→ **WORK TO DO**
Only the lines from the start of the data through the line containing "const FONT = 'DejaVu Sans';" should be written out, exactly as they are, with both ends included and the pictures left out.

→ **DATA SUPPLIED**
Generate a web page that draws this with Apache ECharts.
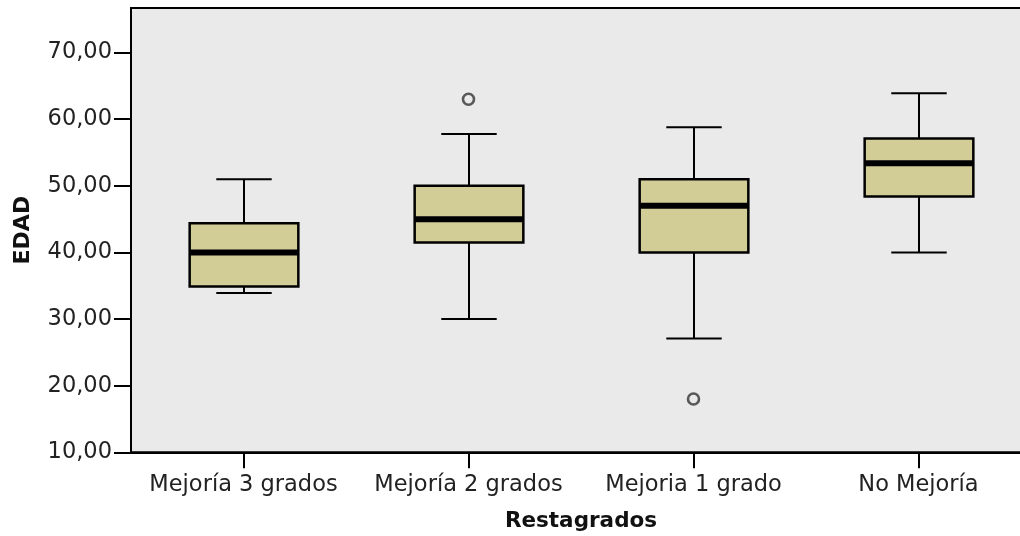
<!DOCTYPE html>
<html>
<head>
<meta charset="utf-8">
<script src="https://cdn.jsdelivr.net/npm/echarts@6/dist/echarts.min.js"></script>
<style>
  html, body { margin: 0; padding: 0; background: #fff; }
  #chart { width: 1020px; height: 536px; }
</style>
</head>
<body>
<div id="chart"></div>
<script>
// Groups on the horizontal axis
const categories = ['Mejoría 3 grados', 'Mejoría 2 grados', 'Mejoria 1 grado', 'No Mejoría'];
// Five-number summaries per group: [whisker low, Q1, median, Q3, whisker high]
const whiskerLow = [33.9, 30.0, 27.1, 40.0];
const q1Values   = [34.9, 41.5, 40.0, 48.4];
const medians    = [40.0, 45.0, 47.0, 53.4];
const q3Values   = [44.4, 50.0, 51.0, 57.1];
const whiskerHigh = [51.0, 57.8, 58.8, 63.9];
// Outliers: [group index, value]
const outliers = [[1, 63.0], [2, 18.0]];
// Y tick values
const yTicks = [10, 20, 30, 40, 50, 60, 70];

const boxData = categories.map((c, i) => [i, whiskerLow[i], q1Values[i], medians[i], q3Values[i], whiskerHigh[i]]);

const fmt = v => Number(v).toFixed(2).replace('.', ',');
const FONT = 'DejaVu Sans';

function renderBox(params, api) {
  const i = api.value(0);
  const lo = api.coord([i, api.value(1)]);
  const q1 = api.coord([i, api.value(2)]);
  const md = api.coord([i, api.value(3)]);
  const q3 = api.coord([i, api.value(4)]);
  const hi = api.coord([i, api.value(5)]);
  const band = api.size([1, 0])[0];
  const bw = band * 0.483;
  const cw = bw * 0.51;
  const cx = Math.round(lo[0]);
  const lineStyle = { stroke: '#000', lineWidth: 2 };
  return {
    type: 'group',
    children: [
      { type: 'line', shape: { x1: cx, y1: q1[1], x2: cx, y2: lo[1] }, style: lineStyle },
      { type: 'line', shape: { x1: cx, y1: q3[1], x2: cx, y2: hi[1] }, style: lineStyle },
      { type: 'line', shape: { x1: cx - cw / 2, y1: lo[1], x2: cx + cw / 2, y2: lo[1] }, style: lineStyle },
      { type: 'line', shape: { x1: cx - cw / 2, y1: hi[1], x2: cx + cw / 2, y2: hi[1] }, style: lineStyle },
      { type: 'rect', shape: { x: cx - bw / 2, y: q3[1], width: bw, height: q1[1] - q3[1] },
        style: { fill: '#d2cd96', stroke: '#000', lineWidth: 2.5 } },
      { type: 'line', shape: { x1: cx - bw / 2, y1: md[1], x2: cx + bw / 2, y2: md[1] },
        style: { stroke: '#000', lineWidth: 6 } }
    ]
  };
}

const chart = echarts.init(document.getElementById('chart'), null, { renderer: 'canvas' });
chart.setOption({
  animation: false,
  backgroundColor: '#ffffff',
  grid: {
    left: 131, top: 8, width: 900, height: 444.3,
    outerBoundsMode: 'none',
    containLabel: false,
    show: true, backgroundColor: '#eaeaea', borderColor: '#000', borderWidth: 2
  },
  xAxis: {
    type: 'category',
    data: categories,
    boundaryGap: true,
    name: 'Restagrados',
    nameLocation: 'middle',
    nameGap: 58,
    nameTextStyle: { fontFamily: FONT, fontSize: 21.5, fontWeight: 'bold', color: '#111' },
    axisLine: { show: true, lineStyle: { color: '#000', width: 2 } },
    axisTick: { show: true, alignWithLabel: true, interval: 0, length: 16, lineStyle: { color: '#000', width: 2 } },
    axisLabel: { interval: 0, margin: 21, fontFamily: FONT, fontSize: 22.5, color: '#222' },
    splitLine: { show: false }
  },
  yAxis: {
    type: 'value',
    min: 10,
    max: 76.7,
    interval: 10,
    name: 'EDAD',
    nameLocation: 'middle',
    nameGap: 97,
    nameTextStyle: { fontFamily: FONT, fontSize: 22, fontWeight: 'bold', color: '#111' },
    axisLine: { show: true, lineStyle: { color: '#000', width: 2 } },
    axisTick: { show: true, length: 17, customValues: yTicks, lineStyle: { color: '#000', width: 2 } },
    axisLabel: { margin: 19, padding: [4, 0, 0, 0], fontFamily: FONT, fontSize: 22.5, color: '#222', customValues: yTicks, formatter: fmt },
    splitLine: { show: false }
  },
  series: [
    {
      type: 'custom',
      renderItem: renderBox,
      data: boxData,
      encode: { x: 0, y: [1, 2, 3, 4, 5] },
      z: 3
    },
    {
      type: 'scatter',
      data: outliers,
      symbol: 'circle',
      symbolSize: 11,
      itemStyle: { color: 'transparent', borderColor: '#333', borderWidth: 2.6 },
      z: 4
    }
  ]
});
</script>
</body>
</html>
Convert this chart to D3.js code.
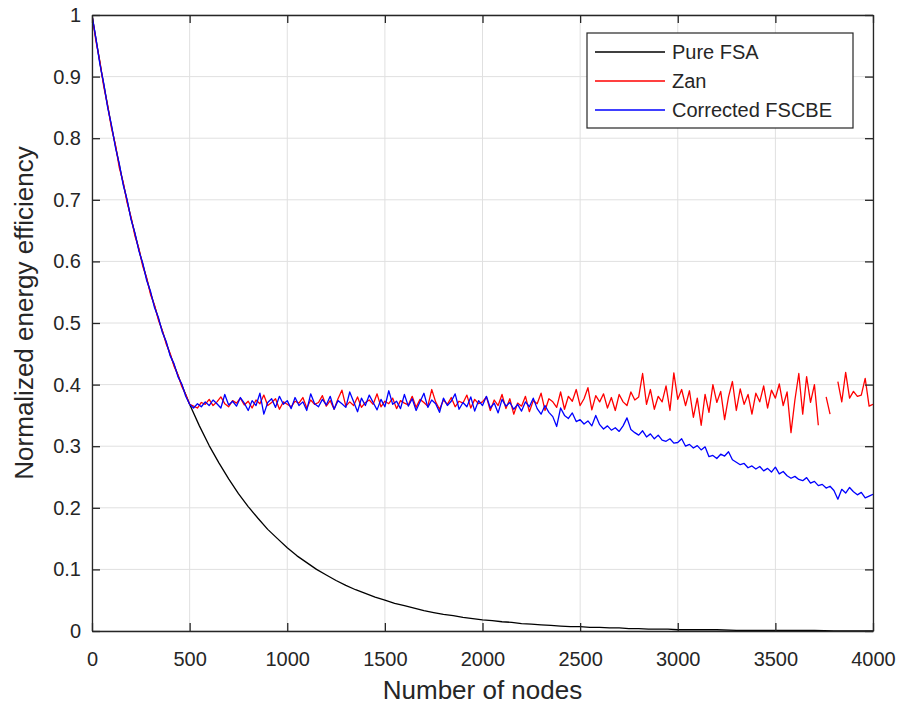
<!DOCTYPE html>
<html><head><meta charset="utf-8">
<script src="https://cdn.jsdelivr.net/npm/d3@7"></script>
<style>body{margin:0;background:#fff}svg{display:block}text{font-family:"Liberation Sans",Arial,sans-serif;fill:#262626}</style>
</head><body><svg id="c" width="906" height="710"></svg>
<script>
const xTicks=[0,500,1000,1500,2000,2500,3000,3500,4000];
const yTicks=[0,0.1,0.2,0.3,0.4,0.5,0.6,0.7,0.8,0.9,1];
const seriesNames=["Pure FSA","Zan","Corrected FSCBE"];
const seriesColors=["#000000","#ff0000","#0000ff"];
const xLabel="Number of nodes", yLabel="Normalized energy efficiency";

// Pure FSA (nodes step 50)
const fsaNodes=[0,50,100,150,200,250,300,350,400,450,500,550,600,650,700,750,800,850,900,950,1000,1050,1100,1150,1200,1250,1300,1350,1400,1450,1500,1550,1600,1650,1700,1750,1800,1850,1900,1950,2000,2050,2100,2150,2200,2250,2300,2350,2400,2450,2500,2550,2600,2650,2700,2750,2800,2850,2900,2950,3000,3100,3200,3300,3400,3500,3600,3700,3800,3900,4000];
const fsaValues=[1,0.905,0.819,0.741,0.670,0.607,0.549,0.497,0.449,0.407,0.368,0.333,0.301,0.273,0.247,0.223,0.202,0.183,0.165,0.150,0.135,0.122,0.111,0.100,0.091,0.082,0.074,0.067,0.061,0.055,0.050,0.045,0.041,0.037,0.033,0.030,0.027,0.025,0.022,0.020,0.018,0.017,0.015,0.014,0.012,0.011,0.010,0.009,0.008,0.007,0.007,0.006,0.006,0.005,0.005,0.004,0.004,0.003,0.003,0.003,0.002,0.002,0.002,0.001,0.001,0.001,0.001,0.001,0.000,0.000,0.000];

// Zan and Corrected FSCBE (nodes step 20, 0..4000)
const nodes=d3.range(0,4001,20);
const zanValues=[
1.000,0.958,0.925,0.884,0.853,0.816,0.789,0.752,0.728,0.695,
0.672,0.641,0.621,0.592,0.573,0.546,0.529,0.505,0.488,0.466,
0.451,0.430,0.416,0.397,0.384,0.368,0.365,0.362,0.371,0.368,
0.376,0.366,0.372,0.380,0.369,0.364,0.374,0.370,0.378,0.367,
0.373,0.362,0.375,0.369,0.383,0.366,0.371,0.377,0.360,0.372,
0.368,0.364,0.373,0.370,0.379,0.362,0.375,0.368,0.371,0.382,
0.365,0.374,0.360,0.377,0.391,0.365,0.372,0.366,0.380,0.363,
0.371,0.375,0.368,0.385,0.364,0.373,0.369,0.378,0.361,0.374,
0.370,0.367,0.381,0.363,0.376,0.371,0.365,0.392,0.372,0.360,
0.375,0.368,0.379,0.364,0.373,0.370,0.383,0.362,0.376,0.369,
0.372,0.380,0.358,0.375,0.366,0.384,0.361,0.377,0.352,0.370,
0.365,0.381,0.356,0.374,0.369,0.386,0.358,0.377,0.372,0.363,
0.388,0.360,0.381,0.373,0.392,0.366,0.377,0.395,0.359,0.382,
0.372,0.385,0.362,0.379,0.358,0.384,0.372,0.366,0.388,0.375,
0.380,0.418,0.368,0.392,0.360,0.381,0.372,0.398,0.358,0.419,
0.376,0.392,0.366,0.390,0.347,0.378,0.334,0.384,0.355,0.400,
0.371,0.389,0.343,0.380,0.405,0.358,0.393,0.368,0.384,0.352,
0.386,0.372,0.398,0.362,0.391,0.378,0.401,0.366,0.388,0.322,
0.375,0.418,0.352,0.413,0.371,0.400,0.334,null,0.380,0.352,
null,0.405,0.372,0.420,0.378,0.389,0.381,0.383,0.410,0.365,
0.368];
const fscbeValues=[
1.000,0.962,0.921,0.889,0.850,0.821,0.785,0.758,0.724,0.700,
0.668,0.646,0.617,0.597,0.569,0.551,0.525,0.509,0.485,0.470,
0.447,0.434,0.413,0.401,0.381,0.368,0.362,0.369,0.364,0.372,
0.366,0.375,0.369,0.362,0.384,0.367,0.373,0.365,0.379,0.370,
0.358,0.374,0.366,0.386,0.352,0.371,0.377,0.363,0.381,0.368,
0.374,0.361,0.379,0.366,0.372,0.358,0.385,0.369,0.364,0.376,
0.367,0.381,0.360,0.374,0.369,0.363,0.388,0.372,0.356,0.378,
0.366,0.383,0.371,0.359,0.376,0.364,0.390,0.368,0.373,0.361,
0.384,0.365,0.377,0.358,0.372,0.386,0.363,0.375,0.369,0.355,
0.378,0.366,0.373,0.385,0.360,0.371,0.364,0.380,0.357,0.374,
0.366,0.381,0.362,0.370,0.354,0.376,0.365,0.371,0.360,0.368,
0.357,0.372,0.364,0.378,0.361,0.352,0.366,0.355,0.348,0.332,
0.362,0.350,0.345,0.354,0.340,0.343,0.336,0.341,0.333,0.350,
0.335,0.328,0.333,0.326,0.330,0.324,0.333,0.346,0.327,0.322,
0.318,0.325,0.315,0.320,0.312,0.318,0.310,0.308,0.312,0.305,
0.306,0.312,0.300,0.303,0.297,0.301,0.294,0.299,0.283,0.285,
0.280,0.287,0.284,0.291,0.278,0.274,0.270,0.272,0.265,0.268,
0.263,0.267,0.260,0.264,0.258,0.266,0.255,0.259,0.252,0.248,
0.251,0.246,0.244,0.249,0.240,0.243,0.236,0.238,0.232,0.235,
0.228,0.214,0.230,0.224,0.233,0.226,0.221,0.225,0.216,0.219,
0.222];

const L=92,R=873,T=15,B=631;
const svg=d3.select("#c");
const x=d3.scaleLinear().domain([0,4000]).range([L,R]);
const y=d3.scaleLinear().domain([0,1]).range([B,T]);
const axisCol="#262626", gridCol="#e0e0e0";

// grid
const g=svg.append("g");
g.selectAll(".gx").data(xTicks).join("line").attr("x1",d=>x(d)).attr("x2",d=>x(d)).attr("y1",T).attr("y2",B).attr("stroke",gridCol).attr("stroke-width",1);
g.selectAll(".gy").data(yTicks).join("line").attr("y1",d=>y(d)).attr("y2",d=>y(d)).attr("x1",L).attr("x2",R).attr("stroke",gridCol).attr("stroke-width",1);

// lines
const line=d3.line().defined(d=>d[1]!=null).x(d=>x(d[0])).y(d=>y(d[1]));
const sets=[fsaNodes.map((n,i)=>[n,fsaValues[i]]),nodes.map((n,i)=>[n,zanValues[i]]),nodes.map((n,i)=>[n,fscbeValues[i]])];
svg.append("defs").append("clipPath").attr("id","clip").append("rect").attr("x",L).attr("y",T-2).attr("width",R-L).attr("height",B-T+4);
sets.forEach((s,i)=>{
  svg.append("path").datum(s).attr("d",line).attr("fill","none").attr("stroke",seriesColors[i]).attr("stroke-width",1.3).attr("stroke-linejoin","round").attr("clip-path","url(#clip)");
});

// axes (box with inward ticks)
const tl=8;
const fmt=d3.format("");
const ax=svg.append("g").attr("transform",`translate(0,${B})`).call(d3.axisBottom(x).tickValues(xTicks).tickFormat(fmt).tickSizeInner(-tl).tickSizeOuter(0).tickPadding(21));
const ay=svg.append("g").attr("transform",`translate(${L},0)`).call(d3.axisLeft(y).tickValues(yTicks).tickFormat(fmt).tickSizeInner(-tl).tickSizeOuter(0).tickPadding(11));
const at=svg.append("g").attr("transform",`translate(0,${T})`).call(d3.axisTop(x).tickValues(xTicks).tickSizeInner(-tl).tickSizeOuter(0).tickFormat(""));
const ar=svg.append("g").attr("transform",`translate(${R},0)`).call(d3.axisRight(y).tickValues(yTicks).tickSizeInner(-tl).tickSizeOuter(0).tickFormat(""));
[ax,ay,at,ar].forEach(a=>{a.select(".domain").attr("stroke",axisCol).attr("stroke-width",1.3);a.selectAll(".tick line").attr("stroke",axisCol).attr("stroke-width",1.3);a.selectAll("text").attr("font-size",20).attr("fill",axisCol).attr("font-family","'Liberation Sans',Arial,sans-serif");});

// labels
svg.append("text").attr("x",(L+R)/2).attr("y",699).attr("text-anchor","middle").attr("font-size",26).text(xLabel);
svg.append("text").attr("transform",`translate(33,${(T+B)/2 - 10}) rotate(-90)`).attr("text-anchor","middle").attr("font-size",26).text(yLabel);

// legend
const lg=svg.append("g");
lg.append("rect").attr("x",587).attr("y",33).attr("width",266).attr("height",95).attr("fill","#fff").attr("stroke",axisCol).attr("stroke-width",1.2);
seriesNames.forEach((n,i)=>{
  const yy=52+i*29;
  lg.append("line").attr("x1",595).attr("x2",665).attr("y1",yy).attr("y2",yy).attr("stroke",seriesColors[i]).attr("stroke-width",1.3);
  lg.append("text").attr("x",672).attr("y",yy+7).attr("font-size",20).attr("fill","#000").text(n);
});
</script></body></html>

→ **RESULT FOR THIS TASK**
Generate a web page that draws this with Apache ECharts.
<!DOCTYPE html>
<html>
<head>
<meta charset="utf-8">
<script src="https://cdn.jsdelivr.net/npm/echarts@6/dist/echarts.min.js"></script>
<style>
  html, body { margin: 0; padding: 0; background: #fff; }
  #chart { width: 1020px; height: 536px; }
</style>
</head>
<body>
<div id="chart"></div>
<script>
// Groups on the horizontal axis
const categories = ['Mejoría 3 grados', 'Mejoría 2 grados', 'Mejoria 1 grado', 'No Mejoría'];
// Five-number summaries per group: [whisker low, Q1, median, Q3, whisker high]
const whiskerLow = [33.9, 30.0, 27.1, 40.0];
const q1Values   = [34.9, 41.5, 40.0, 48.4];
const medians    = [40.0, 45.0, 47.0, 53.4];
const q3Values   = [44.4, 50.0, 51.0, 57.1];
const whiskerHigh = [51.0, 57.8, 58.8, 63.9];
// Outliers: [group index, value]
const outliers = [[1, 63.0], [2, 18.0]];
// Y tick values
const yTicks = [10, 20, 30, 40, 50, 60, 70];

const boxData = categories.map((c, i) => [i, whiskerLow[i], q1Values[i], medians[i], q3Values[i], whiskerHigh[i]]);

const fmt = v => Number(v).toFixed(2).replace('.', ',');
const FONT = 'DejaVu Sans';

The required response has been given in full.